## The input
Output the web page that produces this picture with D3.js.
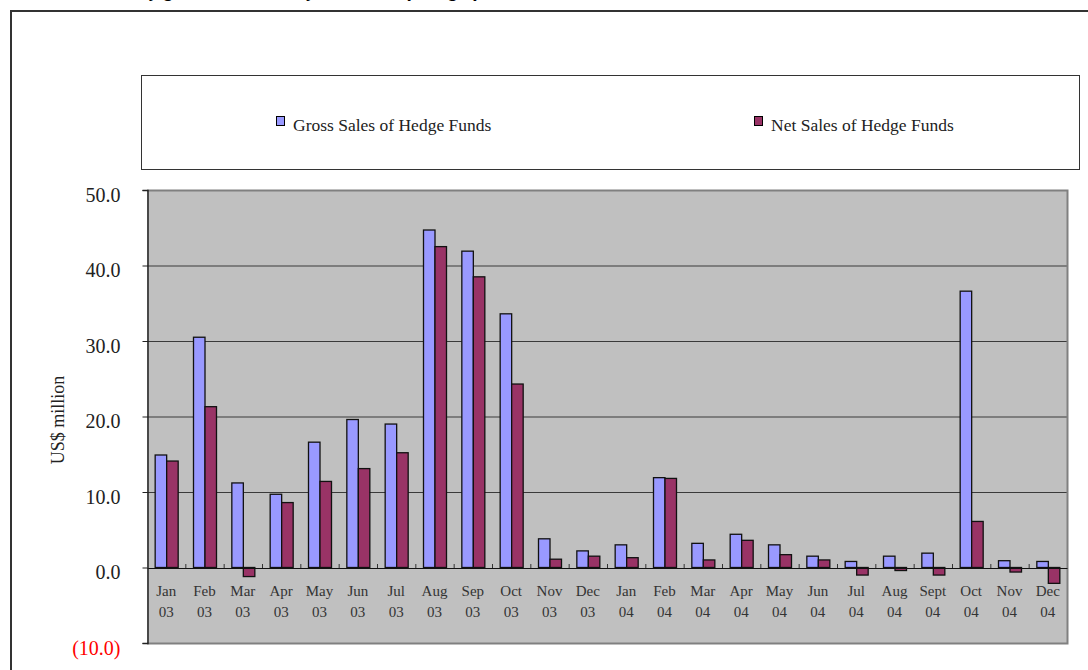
<!DOCTYPE html>
<html>
<head>
<meta charset="utf-8">
<script src="https://cdn.jsdelivr.net/npm/d3@7"></script>
<style>
  body { margin: 0; background: #fff; }
  svg { display: block; font-family: "Liberation Serif", "DejaVu Serif", serif; }
</style>
</head>
<body>
<svg id="chart" width="1088" height="670"></svg>
<script>
// data (US$ million)
var months = ["Jan","Feb","Mar","Apr","May","Jun","Jul","Aug","Sep","Oct","Nov","Dec",
              "Jan","Feb","Mar","Apr","May","Jun","Jul","Aug","Sept","Oct","Nov","Dec"];
var years = ["03","03","03","03","03","03","03","03","03","03","03","03",
             "04","04","04","04","04","04","04","04","04","04","04","04"];
var grossSales = [14.9, 30.5, 11.2, 9.7, 16.6, 19.6, 19.0, 44.7, 41.9, 33.6, 3.8, 2.2,
                  3.0, 11.9, 3.2, 4.4, 3.0, 1.5, 0.8, 1.5, 1.9, 36.6, 0.9, 0.8];
var netSales = [14.1, 21.3, -1.2, 8.6, 11.4, 13.1, 15.2, 42.5, 38.5, 24.3, 1.1, 1.5,
                1.3, 11.8, 1.0, 3.6, 1.7, 1.0, -1.0, -0.4, -1.0, 6.1, -0.6, -2.1];
var seriesNames = ["Gross Sales of Hedge Funds", "Net Sales of Hedge Funds"];
var yTicks = [-10, 0, 10, 20, 30, 40, 50];

var colors = ["#9999FF", "#993366"];
var svg = d3.select("#chart");

var margin = {left: 147, right: 1067, top: 190, bottom: 643};
var cats = months.map(function(m, i) { return i; });

var x = d3.scaleBand().domain(cats).range([margin.left, margin.right])
    .paddingInner(0.4).paddingOuter(0.2);
var x1 = d3.scaleBand().domain([0, 1]).range([0, x.bandwidth()]);
var y = d3.scaleLinear().domain([-10, 50]).range([margin.bottom, margin.top]);
var xEdge = d3.scaleLinear().domain([0, cats.length]).range([margin.left, margin.right]);

// title, mostly above the page edge as in the reference
svg.append("text")
    .attr("x", 90).attr("y", -4)
    .attr("font-family", "Liberation Serif, serif")
    .attr("font-size", 20).attr("font-weight", "bold").attr("font-style", "italic")
    .attr("fill", "#000")
    .text("Monthly gross and monthly net sales of hedge funds");

// outer frame
svg.append("path")
    .attr("d", "M11,700 L11,11 L1100,11")
    .attr("fill", "none").attr("stroke", "#333").attr("stroke-width", 2);

// legend box
svg.append("rect")
    .attr("x", 141.5).attr("y", 75.5).attr("width", 938).attr("height", 94)
    .attr("fill", "#fff").attr("stroke", "#333").attr("stroke-width", 1);

var legendX = [276, 754];
var legend = svg.selectAll(".legend").data(seriesNames).enter().append("g")
    .attr("class", "legend")
    .attr("transform", function(d, i) { return "translate(" + legendX[i] + ",116)"; });
legend.append("rect")
    .attr("x", 0.5).attr("y", 0.5).attr("width", 8).attr("height", 9)
    .attr("fill", function(d, i) { return colors[i]; })
    .attr("stroke", "#000").attr("stroke-width", 1);
legend.append("text")
    .attr("x", 17).attr("y", 15)
    .attr("font-family", "Liberation Serif, serif")
    .attr("font-size", 17.5).attr("fill", "#222")
    .text(function(d) { return d; });

// plot background
svg.append("rect")
    .attr("x", margin.left).attr("y", margin.top)
    .attr("width", margin.right - margin.left).attr("height", margin.bottom - margin.top)
    .attr("fill", "#C0C0C0");

// gridlines
svg.append("g")
    .attr("transform", "translate(" + margin.left + ",0)")
    .call(d3.axisLeft(y).tickValues([10, 20, 30, 40]).tickSize(-(margin.right - margin.left)).tickFormat(""))
    .call(function(g) {
        g.select(".domain").remove();
        g.selectAll("line").attr("stroke", "#3a3a3a").attr("stroke-width", 1);
    });

// plot border (top, right, bottom)
svg.append("path")
    .attr("d", "M" + margin.left + "," + (margin.top + 0.5) + " L" + (margin.right + 0.5) + "," + (margin.top + 0.5) +
               " L" + (margin.right + 0.5) + "," + (margin.bottom + 0.5) + " L" + margin.left + "," + (margin.bottom + 0.5))
    .attr("fill", "none").attr("stroke", "#808080").attr("stroke-width", 2);

// bars
var groups = svg.selectAll(".cat").data(cats).enter().append("g")
    .attr("class", "cat")
    .attr("transform", function(i) { return "translate(" + x(i) + ",0)"; });

[grossSales, netSales].forEach(function(values, s) {
    groups.append("rect")
        .attr("x", x1(s) + 0.5)
        .attr("y", function(i) { return y(Math.max(0, values[i])); })
        .attr("width", x1.bandwidth())
        .attr("height", function(i) { return Math.abs(y(values[i]) - y(0)); })
        .attr("fill", colors[s])
        .attr("stroke", "#111").attr("stroke-width", 1.3);
});

// x axis line with category edge ticks
svg.append("g")
    .attr("transform", "translate(0," + (y(0) + 0.5) + ")")
    .call(d3.axisBottom(xEdge).tickValues(d3.range(1, cats.length)).tickSizeInner(-4).tickSizeOuter(0).tickFormat(""))
    .call(function(g) {
        g.select(".domain").attr("stroke", "#111").attr("stroke-width", 1.2);
        g.selectAll(".tick line").attr("stroke", "#333");
    });

// category labels
var labels = svg.selectAll(".xlabel").data(cats).enter().append("text")
    .attr("class", "xlabel")
    .attr("text-anchor", "middle")
    .attr("font-family", "Liberation Serif, serif")
    .attr("font-size", 15).attr("fill", "#333")
    .attr("transform", function(i) { return "translate(" + (x(i) + x.bandwidth() / 2) + ",0)"; });
labels.append("tspan").attr("x", 0).attr("y", 596).text(function(i) { return months[i]; });
labels.append("tspan").attr("x", 0).attr("y", 617).text(function(i) { return years[i]; });

// y axis
svg.append("g")
    .attr("transform", "translate(" + (margin.left + 0.5) + ",0)")
    .call(d3.axisLeft(y).tickValues(yTicks).tickSize(5).tickPadding(22)
        .tickFormat(function(d) { return d < 0 ? "(" + d3.format(".1f")(-d) + ")" : d3.format(".1f")(d); }))
    .call(function(g) {
        g.select(".domain").attr("stroke", "#222").attr("stroke-width", 1.5);
        g.selectAll(".tick line").attr("stroke", "#222");
        g.selectAll(".tick text")
            .attr("font-family", "Liberation Serif, serif")
            .attr("font-size", 20)
            .attr("dy", "0.55em")
            .attr("fill", function(d) { return d < 0 ? "#FF0000" : "#222"; });
    });

// y axis title
svg.append("text")
    .attr("transform", "translate(64,420) rotate(-90)")
    .attr("text-anchor", "middle")
    .attr("font-family", "Liberation Serif, serif")
    .attr("font-size", 18).attr("fill", "#222")
    .text("US$ million");
</script>
</body>
</html>
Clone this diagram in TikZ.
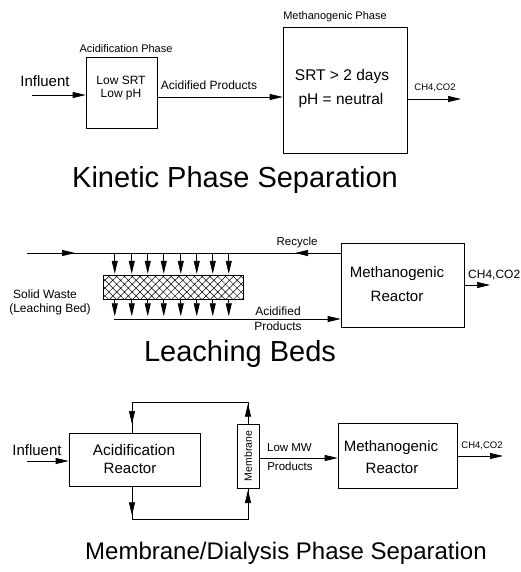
\documentclass[tikz,border=0pt]{standalone}
\usepackage{fontspec}
\setmainfont{Liberation Sans}
\usetikzlibrary{arrows.meta,patterns.meta}
\tikzset{
  fs/.style={font=\fontsize{#1}{#1}\selectfont},
  box/.style={draw, line width=0.7pt, inner sep=0pt},
  lbl/.style={inner sep=0pt, anchor=center},
  ln/.style={line width=0.7pt},
  arr/.style={line width=0.7pt, -{Triangle[length=13pt,width=6pt]}},
}
\begin{document}
\begin{tikzpicture}[x=1pt,y=-1pt]
\useasboundingbox (0,0) rectangle (521,572);
\fill[white] (0,0) rectangle (521,572);

% ---------- Section 1: Kinetic phase separation ----------
\node[box, minimum width=71pt, minimum height=71pt] (acid1) at (121.5,92.5) {};
\node[box, minimum width=124pt, minimum height=126pt] (meth1) at (345,90) {};
\node[lbl, fs=11] (ap) at (126,49) {Acidification Phase};
\node[lbl, fs=11] (mp) at (335,17) {Methanogenic Phase};
\node[lbl, fs=15] (inf1) at (45,81) {Influent};
\node[lbl, fs=12] (lsrt) at (121,80) {Low SRT};
\node[lbl, fs=12] (lph) at (121,95) {Low pH};
\node[lbl, fs=12] (acp) at (209,85) {Acidified Products};
\node[lbl, fs=15.5] (srt) at (342,76) {SRT > 2 days};
\node[lbl, fs=15.5] (phn) at (341,100) {pH = neutral};
\node[lbl, fs=9.5] (ch1) at (435,88) {CH4,CO2};
\node[lbl, fs=29] (t1) at (235,180) {Kinetic Phase Separation};
\coordinate (i1) at (32,95);
\coordinate (y97) at (0,97);
\coordinate (o1) at (461,99);
\draw[arr] (i1) -- (acid1.west |- i1);
\draw[arr] (acid1.east |- y97) -- (meth1.west |- y97);
\draw[arr] (meth1.east |- o1) -- (o1);

% ---------- Section 2: Leaching beds ----------
\node[box, minimum width=123pt, minimum height=84pt] (meth2) at (402.5,285) {};
\node[lbl, fs=15] (mr2a) at (397,274) {Methanogenic};
\node[lbl, fs=15] (mr2b) at (397,296) {Reactor};
\node[draw, line width=0.7pt, inner sep=0pt, minimum width=140pt, minimum height=24pt,
      pattern={Hatch[angle=45,distance=5.5pt,line width=0.5pt]}] (bed) at (173,287) {};
\coordinate (r0) at (27,253);
\coordinate (ra) at (75,253);
\coordinate (rb) at (295,253);
\draw[ln] (r0) -- (meth2.west |- r0);
\draw[arr] (r0) -- (ra);
\draw[arr] (meth2.west |- r0) -- (rb);
\foreach \d in {12,29,45,61,78,94,110,126} {
  \draw[arr] ([xshift=\d pt, yshift=22pt]bed.north west) -- ([xshift=\d pt, yshift=1pt]bed.north west);
  \draw[arr] ([xshift=\d pt]bed.south west) -- ([xshift=\d pt, yshift=-17pt]bed.south west);
}
\coordinate (b0) at (114,319);
\draw[arr] (b0) -- (meth2.west |- b0);
\coordinate (o2) at (490,285);
\draw[arr] (meth2.east |- o2) -- (o2);
\node[lbl, fs=11.5] (rec) at (297,243) {Recycle};
\node[lbl, fs=12, anchor=west] (ch2) at (468,275) {CH4,CO2};
\node[lbl, fs=12] (sw) at (45,294) {Solid Waste};
\node[lbl, fs=12] (lb) at (50,309) {(Leaching Bed)};
\node[lbl, fs=12] (ac2a) at (278,311) {Acidified};
\node[lbl, fs=12] (ac2b) at (278,326) {Products};
\node[lbl, fs=29] (t2) at (240,354) {Leaching Beds};

% ---------- Section 3: Membrane / dialysis ----------
\node[box, minimum width=131pt, minimum height=53pt] (acid3) at (134.5,459.5) {};
\node[box, minimum width=22pt, minimum height=64pt] (mem) at (248,456) {};
\node[lbl, fs=10.5, rotate=90] (memt) at (mem.center) {Membrane};
\node[box, minimum width=119pt, minimum height=65pt] (meth3) at (397.5,455.5) {};
\node[lbl, fs=15] (inf3) at (37,450) {Influent};
\node[lbl, fs=15.4] (ar3a) at (134,450) {Acidification};
\node[lbl, fs=15] (ar3b) at (130,468) {Reactor};
\node[lbl, fs=11.5] (lmw) at (289.5,448) {Low MW};
\node[lbl, fs=11.5] (lmp) at (290,466) {Products};
\node[lbl, fs=15] (mr3a) at (391,448) {Methanogenic};
\node[lbl, fs=15] (mr3b) at (392,468) {Reactor};
\node[lbl, fs=9.5] (ch3) at (482,446) {CH4,CO2};
\node[lbl, fs=24] (t3) at (286,553) {Membrane/Dialysis Phase Separation};
\coordinate (i3) at (27,461);
\draw[arr] (i3) -- (acid3.west |- i3);
\coordinate (tl) at (132,402);
\coordinate (tr) at (248,402);
\draw[ln] (mem.north) -- (tr) -- (tl) -- (tl |- acid3.north);
\draw[arr] (mem.north) -- ++(0,-20);
\draw[arr] (tl) -- ++(0,22);
\coordinate (bl) at (132,519);
\coordinate (br) at (248,519);
\draw[ln] (bl |- acid3.south) -- (bl) -- (br) -- (mem.south);
\draw[arr] (bl |- acid3.south) -- ++(0,29);
\draw[arr] (br) -- ++(0,-29);
\coordinate (y458) at (0,458);
\draw[arr] (mem.east |- y458) -- (meth3.west |- y458);
\coordinate (o3) at (503,456);
\draw[arr] (meth3.east |- o3) -- (o3);
\end{tikzpicture}
\end{document}
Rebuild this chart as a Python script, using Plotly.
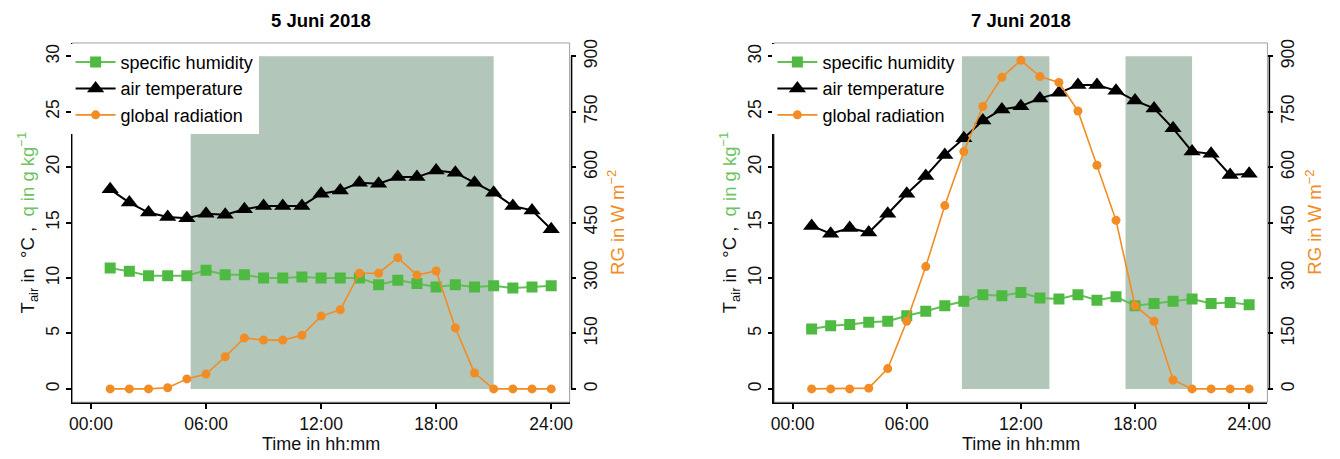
import plotly.graph_objects as go

# ---------------- data ----------------
hours = list(range(1, 25))
tick_vals = [0, 6, 12, 18, 24]
tick_text = ["00:00", "06:00", "12:00", "18:00", "24:00"]
left_ticks = [0, 5, 10, 15, 20, 25, 30]
right_ticks = [0, 150, 300, 450, 600, 750, 900]

tair_5 = [18.0, 16.8, 15.9, 15.5, 15.4, 15.8, 15.7, 16.2, 16.5, 16.5, 16.5, 17.6,
          17.9, 18.6, 18.5, 19.1, 19.1, 19.7, 19.5, 18.6, 17.7, 16.5, 16.1, 14.4]
q_5 = [10.9, 10.6, 10.2, 10.2, 10.2, 10.7, 10.3, 10.3, 10.0, 10.0, 10.1, 10.0,
       10.0, 10.0, 9.4, 9.8, 9.5, 9.2, 9.4, 9.2, 9.3, 9.1, 9.2, 9.3]
rg_5 = [0, 0, 0, 3, 27, 40, 87, 138, 132, 132, 145, 197,
        214, 313, 313, 355, 308, 319, 165, 43, 0, 0, 0, 0]

tair_7 = [14.7, 14.0, 14.5, 14.1, 15.8, 17.6, 19.2, 21.1, 22.6, 24.2, 25.2, 25.5,
          26.2, 26.7, 27.4, 27.4, 26.9, 26.0, 25.3, 23.5, 21.4, 21.2, 19.3, 19.4]
q_7 = [5.4, 5.7, 5.8, 6.0, 6.1, 6.6, 7.0, 7.5, 7.9, 8.5, 8.4, 8.7,
       8.2, 8.1, 8.5, 8.0, 8.3, 7.5, 7.7, 7.9, 8.1, 7.7, 7.8, 7.6]
rg_7 = [0, 0, 0, 2, 55, 183, 331, 496, 642, 764, 843, 889,
        845, 829, 752, 605, 456, 225, 183, 24, 0, 0, 0, 0]

shade_5 = [(5.2, 21.0)]
shade_7 = [(8.9, 13.5), (17.5, 21.0)]
titles = ["5 Juni 2018", "7 Juni 2018"]

# ---------------- style ----------------
W, H = 1340, 459
FONT = "Liberation Sans, Arial, sans-serif"
GREEN = "#4fba42"
GREEN_LINE = "#62c055"
GREEN_TXT = "#6dc35e"
ORANGE = "#f28c24"
SHADE = "#b2c6b9"
BOX = "#a0a0a0"

px_top, px_bot = 39.3, 401.7
panels = [(69, 569), (775, 1271)]
ydom = [(H - px_bot) / H, (H - px_top) / H]
ymid = (ydom[0] + ydom[1]) / 2

fig = go.Figure()

datasets = [(q_5, tair_5, rg_5, shade_5), (q_7, tair_7, rg_7, shade_7)]
for i, (q, t, rg, shades) in enumerate(datasets):
    xa = "x" if i == 0 else "x2"
    yl = "y" if i == 0 else "y3"
    yr = "y2" if i == 0 else "y4"
    leg = "legend" if i == 0 else "legend2"
    fig.add_trace(go.Scatter(x=hours, y=q, xaxis=xa, yaxis=yl, mode="lines+markers",
                             name="specific humidity", legend=leg,
                             line=dict(color=GREEN_LINE, width=2),
                             marker=dict(symbol="square", size=11, color=GREEN)))
    fig.add_trace(go.Scatter(x=hours, y=t, xaxis=xa, yaxis=yl, mode="lines+markers",
                             name="air temperature", legend=leg,
                             line=dict(color="black", width=2),
                             marker=dict(symbol="triangle-up", size=15, color="black")))
    fig.add_trace(go.Scatter(x=hours, y=rg, xaxis=xa, yaxis=yr, mode="lines+markers",
                             name="global radiation", legend=leg,
                             line=dict(color=ORANGE, width=1.6),
                             marker=dict(symbol="circle", size=9, color=ORANGE)))
    for (a, b) in shades:
        fig.add_shape(type="rect", xref=xa, yref=yl, x0=a, x1=b, y0=0, y1=30,
                      fillcolor=SHADE, line=dict(width=0), layer="below")
    xdom_ref = xa + " domain"
    ydom_ref = yl + " domain"
    # grey box
    fig.add_shape(type="rect", xref=xdom_ref, yref=ydom_ref, x0=0, x1=1, y0=0, y1=1,
                  line=dict(color=BOX, width=1), layer="above")
    # right axis line (0..900)
    fig.add_shape(type="line", xref=xdom_ref, yref=yr, x0=1.004, x1=1.004, y0=0, y1=900,
                  line=dict(color="black", width=1.5), layer="above")
    x0p, x1p = panels[i]
    cx = (x0p + x1p) / 2 / W
    fig.add_annotation(text="<b>%s</b>" % titles[i], x=cx, y=(H - 17) / H, xref="paper", yref="paper",
                       xanchor="center", yanchor="middle",
                       showarrow=False, font=dict(size=18.5, color="black", family=FONT))
    fig.add_annotation(text="Time in hh:mm", x=cx, y=(H - 444) / H, xref="paper", yref="paper",
                       xanchor="center", yanchor="middle",
                       showarrow=False, font=dict(size=18, color="#111", family=FONT))
    fig.add_annotation(text="T<sub>air</sub> in  °C ,  <span style='color:%s'>q in g kg<sup>−1</sup></span>" % GREEN_TXT,
                       x=(x0p - 45) / W, y=ymid, xref="paper", yref="paper",
                       xanchor="center", yanchor="middle",
                       textangle=-90, showarrow=False, font=dict(size=18.5, color="#111", family=FONT))
    fig.add_annotation(text="RG in W m<sup>−2</sup>",
                       x=(x1p + 46) / W, y=ymid, xref="paper", yref="paper",
                       xanchor="center", yanchor="middle",
                       textangle=-90, showarrow=False, font=dict(size=18.5, color=ORANGE, family=FONT))

tickfont = dict(size=17.5, color="#111", family=FONT)
xcommon = dict(range=[-0.96, 24.96], tickvals=tick_vals, ticktext=tick_text, ticks="outside",
               ticklen=5, tickwidth=1.5, tickcolor="black", showgrid=False, zeroline=False,
               showline=True, linecolor="black", linewidth=1.5, tickfont=tickfont, fixedrange=True)
ycommon = dict(range=[-1.2, 31.2], tickvals=left_ticks, ticks="outside", ticklen=5, tickwidth=1.5,
               tickcolor="black", showgrid=False, zeroline=False, showline=True, linecolor="black",
               linewidth=1.5, tickfont=tickfont, tickangle=-90)
y2common = dict(range=[-36, 936], tickvals=right_ticks, ticks="outside", ticklen=5, tickwidth=1.5,
                tickcolor="black", showgrid=False, zeroline=False, showline=False,
                tickfont=tickfont, tickangle=-90, side="right")

legfont = dict(size=18, color="black", family=FONT)
fig.update_layout(
    width=W, height=H, margin=dict(l=0, r=0, t=0, b=0),
    paper_bgcolor="white", plot_bgcolor="white",
    font=dict(family=FONT, size=17, color="black"),
    xaxis=dict(domain=[panels[0][0] / W, panels[0][1] / W], anchor="y", **xcommon),
    yaxis=dict(domain=ydom, anchor="x", **ycommon),
    yaxis2=dict(overlaying="y", anchor="x", **y2common),
    xaxis2=dict(domain=[panels[1][0] / W, panels[1][1] / W], anchor="y3", **xcommon),
    yaxis3=dict(domain=ydom, anchor="x2", **ycommon),
    yaxis4=dict(overlaying="y3", anchor="x2", **y2common),
    legend=dict(x=(panels[0][0] - 2) / W, y=ydom[1] - 0.002, xanchor="left", yanchor="top",
                bgcolor="white", borderwidth=0, font=legfont, itemwidth=40, tracegroupgap=0),
    legend2=dict(x=(panels[1][0] - 2) / W, y=ydom[1] - 0.002, xanchor="left", yanchor="top",
                 bgcolor="white", borderwidth=0, font=legfont, itemwidth=40, tracegroupgap=0),
    showlegend=True,
)

fig.write_html("out.html")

## Challenge
Using the data above, set down each line from the line with "Rebuild this chart" to the line with "right_ticks = [0, 150, 300, 450, 600, 750, 900]" exactly, both ends included, and leave the pictures behind. Nothing else belongs.

## The reply
Rebuild this chart as a Python script, using Plotly.
import plotly.graph_objects as go

# ---------------- data ----------------
hours = list(range(1, 25))
tick_vals = [0, 6, 12, 18, 24]
tick_text = ["00:00", "06:00", "12:00", "18:00", "24:00"]
left_ticks = [0, 5, 10, 15, 20, 25, 30]
right_ticks = [0, 150, 300, 450, 600, 750, 900]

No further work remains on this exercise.